Mais les travaux n'ont jamais eu lieu et le bâtiment a été livré à l'usure, témoin immobile des tumultes de la scène politique turque. La place Taksim est souvent l'épicentre de leur expression populaire, comme ce fut le cas lors des protestations dites de Gezi en 2013 contre M. Erdogan, alors Premier ministre, ou les rassemblements de ses partisans en 2016 après un putsch manqué.

"L'AKM, c'est fini, nous allons l'abattre pour doter Istanbul d'un nouveau bel édifice", a dit M. Erdogan à ses hôtes. "Nous voulons qu'Istanbul ait le centre culturel et artistique qu'elle mérite".

La fermeture de l'AKM a eu un impact considérable sur la vie culturelle stambouliote, la plupart des compagnies d'opéra et des troupes de ballet se produisant depuis au Süreyya Operasi, magnifique bâtiment des années 1920 mais trop exigu pour accueillir des spectacles de grande ampleur.

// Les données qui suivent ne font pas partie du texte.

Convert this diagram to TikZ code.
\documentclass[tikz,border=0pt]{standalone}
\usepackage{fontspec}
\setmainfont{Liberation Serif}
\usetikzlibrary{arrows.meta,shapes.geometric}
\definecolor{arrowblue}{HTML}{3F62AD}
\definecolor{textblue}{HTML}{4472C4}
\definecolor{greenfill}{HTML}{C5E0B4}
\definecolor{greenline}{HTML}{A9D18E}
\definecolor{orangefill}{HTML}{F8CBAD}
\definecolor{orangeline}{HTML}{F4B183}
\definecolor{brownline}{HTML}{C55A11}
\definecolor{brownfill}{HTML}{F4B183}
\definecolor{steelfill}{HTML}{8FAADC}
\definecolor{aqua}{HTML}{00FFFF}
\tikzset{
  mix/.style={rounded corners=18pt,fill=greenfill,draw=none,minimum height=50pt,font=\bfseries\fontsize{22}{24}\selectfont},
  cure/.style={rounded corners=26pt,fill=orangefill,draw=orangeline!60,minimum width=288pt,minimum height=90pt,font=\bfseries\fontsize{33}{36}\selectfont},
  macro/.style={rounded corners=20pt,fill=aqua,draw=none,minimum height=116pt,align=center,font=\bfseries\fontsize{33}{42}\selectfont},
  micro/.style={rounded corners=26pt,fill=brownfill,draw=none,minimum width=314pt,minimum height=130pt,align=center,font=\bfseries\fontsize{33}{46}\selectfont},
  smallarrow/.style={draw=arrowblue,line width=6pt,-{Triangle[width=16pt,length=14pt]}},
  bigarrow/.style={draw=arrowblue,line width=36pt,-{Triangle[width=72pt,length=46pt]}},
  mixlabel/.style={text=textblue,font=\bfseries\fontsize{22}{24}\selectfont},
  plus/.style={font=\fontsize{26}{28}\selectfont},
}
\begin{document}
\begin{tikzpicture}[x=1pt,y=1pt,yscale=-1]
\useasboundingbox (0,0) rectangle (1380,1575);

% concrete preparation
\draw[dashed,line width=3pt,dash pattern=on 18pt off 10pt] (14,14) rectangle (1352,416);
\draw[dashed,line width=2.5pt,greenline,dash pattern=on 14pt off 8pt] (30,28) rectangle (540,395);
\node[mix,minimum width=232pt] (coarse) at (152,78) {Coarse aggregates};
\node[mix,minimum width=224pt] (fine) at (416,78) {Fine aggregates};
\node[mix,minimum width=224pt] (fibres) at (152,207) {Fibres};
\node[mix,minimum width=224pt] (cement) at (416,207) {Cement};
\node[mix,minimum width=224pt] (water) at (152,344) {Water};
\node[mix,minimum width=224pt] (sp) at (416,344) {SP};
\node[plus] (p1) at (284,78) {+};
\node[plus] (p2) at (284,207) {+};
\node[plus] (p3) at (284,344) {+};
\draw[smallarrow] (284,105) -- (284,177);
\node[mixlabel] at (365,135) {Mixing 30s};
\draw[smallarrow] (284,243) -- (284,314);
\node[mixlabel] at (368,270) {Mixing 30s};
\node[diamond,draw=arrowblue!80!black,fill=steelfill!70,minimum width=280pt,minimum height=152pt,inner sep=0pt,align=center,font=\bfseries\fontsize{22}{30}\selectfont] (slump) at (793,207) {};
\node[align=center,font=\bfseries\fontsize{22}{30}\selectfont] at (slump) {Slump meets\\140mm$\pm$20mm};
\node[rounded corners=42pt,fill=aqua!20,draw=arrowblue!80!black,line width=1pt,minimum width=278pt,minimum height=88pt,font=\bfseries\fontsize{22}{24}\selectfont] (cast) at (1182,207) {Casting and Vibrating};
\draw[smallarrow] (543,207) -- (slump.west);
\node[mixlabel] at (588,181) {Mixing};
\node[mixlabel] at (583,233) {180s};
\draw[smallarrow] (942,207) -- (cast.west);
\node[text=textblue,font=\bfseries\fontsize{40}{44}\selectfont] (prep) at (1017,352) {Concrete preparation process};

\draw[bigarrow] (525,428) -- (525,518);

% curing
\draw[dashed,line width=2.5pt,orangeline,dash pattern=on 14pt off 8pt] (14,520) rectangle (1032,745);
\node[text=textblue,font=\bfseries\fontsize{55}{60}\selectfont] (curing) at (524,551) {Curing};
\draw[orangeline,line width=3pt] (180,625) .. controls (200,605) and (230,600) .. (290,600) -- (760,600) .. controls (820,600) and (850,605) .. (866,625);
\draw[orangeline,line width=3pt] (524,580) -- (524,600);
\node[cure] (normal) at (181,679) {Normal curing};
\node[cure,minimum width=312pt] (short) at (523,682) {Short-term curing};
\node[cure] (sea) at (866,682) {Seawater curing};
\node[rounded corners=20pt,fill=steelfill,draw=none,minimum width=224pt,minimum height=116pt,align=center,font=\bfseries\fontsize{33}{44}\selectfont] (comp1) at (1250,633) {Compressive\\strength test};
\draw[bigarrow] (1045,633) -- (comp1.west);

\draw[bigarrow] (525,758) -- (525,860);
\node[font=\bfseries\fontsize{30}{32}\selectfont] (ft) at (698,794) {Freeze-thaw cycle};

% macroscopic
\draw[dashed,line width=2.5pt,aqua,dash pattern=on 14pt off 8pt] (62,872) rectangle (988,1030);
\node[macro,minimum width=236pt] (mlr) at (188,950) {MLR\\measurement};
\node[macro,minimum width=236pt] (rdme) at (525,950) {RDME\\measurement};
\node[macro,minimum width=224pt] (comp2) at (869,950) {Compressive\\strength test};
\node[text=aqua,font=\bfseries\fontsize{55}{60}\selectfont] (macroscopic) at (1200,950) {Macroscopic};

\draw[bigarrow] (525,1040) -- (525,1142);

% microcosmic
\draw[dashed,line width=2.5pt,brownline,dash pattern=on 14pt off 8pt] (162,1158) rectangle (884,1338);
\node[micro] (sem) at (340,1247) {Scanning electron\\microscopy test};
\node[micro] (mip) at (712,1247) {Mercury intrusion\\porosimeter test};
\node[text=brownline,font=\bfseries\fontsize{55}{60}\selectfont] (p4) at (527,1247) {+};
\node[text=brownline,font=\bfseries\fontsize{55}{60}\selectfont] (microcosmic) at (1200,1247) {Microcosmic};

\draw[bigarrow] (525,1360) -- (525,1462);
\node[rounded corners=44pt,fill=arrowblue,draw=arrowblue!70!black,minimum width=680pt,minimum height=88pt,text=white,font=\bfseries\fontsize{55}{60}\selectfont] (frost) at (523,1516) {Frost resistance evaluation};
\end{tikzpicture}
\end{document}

"On attendait une salle de concert digne de ce nom et l'annonce faite par le président Erdogan nous réjouit", affirme Yesim Gurer Oymak, directrice du Festival de musique d'Istanbul, organisé par la Fondation d'Istanbul pour la Culture et les Arts (IKSV).

"Cela signifie que de plus en plus d'orchestres internationaux et de grosses productions vont pouvoir venir à Istanbul et que des troupes turques vont pouvoir présenter des spectacles d'un niveau plus élevé", ajoute-t-elle.

- 'Ancienne Turquie' -

Si le projet venait à se réaliser, il doperait l'attractivité de la place Taksim, en berne depuis les manifestations de 2013 et la série d'attentats qui ont frappé Istanbul l'année dernière.

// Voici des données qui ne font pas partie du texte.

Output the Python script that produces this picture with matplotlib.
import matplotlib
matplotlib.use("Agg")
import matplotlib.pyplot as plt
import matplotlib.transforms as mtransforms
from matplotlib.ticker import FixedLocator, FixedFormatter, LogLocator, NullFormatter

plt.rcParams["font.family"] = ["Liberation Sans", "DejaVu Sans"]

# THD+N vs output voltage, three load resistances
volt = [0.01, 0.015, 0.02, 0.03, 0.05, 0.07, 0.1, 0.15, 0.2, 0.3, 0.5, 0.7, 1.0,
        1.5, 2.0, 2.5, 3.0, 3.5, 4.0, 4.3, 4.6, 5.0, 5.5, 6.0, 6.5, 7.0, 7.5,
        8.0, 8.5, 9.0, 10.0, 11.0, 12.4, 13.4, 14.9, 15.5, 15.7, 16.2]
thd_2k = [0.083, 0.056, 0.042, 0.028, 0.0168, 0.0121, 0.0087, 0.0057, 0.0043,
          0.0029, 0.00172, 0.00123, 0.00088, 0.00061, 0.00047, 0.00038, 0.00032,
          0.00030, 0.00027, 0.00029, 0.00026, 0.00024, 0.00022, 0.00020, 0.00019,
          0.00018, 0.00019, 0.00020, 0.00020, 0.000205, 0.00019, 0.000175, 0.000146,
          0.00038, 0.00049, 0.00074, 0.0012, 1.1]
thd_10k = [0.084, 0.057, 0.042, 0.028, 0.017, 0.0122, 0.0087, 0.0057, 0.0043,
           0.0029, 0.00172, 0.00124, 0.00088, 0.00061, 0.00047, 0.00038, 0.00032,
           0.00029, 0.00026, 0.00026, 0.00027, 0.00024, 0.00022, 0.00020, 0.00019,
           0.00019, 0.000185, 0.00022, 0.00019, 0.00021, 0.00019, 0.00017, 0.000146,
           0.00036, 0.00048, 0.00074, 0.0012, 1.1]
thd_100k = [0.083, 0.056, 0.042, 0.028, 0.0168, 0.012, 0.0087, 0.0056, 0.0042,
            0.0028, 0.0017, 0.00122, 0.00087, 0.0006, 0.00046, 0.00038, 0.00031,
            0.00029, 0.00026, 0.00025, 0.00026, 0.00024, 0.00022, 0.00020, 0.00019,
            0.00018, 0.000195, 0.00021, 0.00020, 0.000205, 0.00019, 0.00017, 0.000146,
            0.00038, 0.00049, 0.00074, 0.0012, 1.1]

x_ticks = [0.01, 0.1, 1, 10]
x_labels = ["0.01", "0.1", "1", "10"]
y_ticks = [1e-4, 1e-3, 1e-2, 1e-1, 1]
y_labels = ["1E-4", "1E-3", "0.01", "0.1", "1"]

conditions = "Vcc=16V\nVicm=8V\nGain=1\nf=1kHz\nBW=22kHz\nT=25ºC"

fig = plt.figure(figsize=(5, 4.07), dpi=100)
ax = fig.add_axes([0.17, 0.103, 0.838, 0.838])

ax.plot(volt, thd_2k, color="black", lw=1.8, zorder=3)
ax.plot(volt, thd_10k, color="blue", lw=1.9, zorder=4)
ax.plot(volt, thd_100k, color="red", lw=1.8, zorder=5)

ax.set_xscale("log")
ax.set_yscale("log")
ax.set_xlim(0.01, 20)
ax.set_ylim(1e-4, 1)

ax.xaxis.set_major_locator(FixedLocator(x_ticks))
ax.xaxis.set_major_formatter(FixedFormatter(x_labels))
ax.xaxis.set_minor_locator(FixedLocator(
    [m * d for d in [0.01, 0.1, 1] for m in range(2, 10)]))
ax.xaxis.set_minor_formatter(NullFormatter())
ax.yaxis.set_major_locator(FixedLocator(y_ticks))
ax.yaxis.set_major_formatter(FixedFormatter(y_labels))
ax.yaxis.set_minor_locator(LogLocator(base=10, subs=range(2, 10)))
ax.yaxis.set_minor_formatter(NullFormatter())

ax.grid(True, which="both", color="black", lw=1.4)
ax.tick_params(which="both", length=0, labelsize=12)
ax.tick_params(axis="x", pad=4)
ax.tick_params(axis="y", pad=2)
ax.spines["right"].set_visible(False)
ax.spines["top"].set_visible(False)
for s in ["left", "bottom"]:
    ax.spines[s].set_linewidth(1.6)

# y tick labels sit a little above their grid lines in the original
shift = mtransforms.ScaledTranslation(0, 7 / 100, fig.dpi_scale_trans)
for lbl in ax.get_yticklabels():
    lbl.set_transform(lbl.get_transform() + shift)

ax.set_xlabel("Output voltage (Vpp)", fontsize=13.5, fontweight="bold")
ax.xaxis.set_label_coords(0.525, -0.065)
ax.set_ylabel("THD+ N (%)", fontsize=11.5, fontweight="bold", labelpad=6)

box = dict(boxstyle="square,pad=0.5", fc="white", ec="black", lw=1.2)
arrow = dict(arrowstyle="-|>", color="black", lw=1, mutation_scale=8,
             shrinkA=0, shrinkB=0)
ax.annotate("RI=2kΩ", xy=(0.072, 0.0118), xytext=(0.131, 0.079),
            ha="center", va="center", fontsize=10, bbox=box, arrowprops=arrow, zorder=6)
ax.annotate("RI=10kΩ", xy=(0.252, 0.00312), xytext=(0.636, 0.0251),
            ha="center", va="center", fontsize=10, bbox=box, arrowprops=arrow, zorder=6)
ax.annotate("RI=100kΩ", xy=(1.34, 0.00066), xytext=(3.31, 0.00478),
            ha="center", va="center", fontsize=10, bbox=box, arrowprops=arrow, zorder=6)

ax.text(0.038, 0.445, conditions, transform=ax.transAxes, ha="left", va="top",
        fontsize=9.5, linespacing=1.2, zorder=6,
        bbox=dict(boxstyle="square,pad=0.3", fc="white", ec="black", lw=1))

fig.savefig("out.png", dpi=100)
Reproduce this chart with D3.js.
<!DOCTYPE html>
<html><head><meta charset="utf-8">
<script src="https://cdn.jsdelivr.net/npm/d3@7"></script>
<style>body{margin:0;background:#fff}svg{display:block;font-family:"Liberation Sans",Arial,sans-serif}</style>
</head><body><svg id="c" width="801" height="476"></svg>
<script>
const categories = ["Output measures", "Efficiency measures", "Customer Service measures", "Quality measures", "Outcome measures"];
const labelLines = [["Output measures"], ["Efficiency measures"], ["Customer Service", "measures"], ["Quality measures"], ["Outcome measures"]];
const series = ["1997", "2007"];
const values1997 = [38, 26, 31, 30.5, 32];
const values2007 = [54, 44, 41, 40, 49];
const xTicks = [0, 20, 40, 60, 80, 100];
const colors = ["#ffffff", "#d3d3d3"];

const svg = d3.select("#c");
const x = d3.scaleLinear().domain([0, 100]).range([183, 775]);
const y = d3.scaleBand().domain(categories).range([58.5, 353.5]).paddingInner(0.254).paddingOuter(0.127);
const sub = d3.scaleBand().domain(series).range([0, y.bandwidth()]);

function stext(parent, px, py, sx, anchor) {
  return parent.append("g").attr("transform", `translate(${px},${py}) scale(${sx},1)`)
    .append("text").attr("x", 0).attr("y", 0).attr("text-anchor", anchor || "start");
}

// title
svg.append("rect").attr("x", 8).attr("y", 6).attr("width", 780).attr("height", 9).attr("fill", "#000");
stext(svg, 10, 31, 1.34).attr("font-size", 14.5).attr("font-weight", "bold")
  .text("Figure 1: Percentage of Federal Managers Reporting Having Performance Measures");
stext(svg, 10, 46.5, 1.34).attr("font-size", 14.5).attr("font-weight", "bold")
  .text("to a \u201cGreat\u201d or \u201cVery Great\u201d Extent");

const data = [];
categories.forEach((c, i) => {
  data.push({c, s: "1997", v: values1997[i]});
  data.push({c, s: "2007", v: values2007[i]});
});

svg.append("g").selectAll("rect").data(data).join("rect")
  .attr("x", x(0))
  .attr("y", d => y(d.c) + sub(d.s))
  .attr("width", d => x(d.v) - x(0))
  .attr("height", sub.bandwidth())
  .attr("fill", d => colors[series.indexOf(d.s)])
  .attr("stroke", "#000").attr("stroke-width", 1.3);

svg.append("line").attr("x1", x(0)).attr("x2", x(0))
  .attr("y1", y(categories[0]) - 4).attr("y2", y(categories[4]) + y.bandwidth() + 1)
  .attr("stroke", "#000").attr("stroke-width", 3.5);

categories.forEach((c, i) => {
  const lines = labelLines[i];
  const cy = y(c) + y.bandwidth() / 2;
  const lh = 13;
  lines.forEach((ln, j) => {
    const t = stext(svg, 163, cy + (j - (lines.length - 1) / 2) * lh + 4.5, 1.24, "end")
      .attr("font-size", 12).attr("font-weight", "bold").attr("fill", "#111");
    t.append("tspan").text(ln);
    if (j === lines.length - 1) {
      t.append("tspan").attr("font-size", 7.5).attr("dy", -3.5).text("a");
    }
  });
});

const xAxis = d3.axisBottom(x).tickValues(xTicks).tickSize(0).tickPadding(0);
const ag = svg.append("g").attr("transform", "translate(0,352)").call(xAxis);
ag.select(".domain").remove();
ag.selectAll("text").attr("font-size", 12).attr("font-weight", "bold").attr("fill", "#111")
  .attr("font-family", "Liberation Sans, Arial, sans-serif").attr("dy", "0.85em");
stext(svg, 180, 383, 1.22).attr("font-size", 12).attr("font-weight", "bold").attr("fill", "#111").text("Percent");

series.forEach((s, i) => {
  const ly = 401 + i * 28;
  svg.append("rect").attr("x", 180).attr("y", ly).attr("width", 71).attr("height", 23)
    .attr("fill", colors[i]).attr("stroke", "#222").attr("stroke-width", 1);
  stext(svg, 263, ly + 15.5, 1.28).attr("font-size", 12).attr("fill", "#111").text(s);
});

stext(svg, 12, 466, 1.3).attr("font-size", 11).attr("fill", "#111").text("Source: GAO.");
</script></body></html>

L'AKM, à l'architecture parallélépipédique, symbolise pour de nombreux Turcs "l'ancienne Turquie", avant l'avènement en 2002 du parti islamo-conservateur de la Justice et du développement (AKP) de M. Erdogan. Le quotidien progouvernemental Daily Sabah l'a ainsi décrit comme "une verrue à l'architecture terne" et un "sinistre souvenir" des années 1960.

Mais pour d'autres, l'AKM est le symbole de la République moderne fondée par Atatürk -- qui était féru d'opéra -- et doit être rénové au lieu d'être démoli.

Sami Yilmaztürk, responsable de la branche stambouliote de l'Ordre des architectes turcs, considère ainsi que la démolition prévue de l'AKM "s'inscrit dans le cadre d'un projet visant à stopper la modernisation et de détruire la République".

Sur la place Taksim, à l'ombre de la coquille vide qu'est devenu le bâtiment, les avis sur le nouveau projet divergent.

"Ce bâtiment est le symbole de Taksim. Ils vont défigurer le visage de Taksim, car je ne crois pas qu'on aura mieux avec le nouveau projet", dit Hacer, âgée d'une cinquantaine d'années.

Gurer Oynak, rencontré au pied de l'édifice, imagine un possible compromis dans le débat: garder la façade et reconstruire entièrement les autres parties du bâtiment.

"L'AKM a laissé une trace importante dans l'identité de cette ville. J'aimerais voir la façade préservée, car elle fait partie de notre mémoire", dit-il.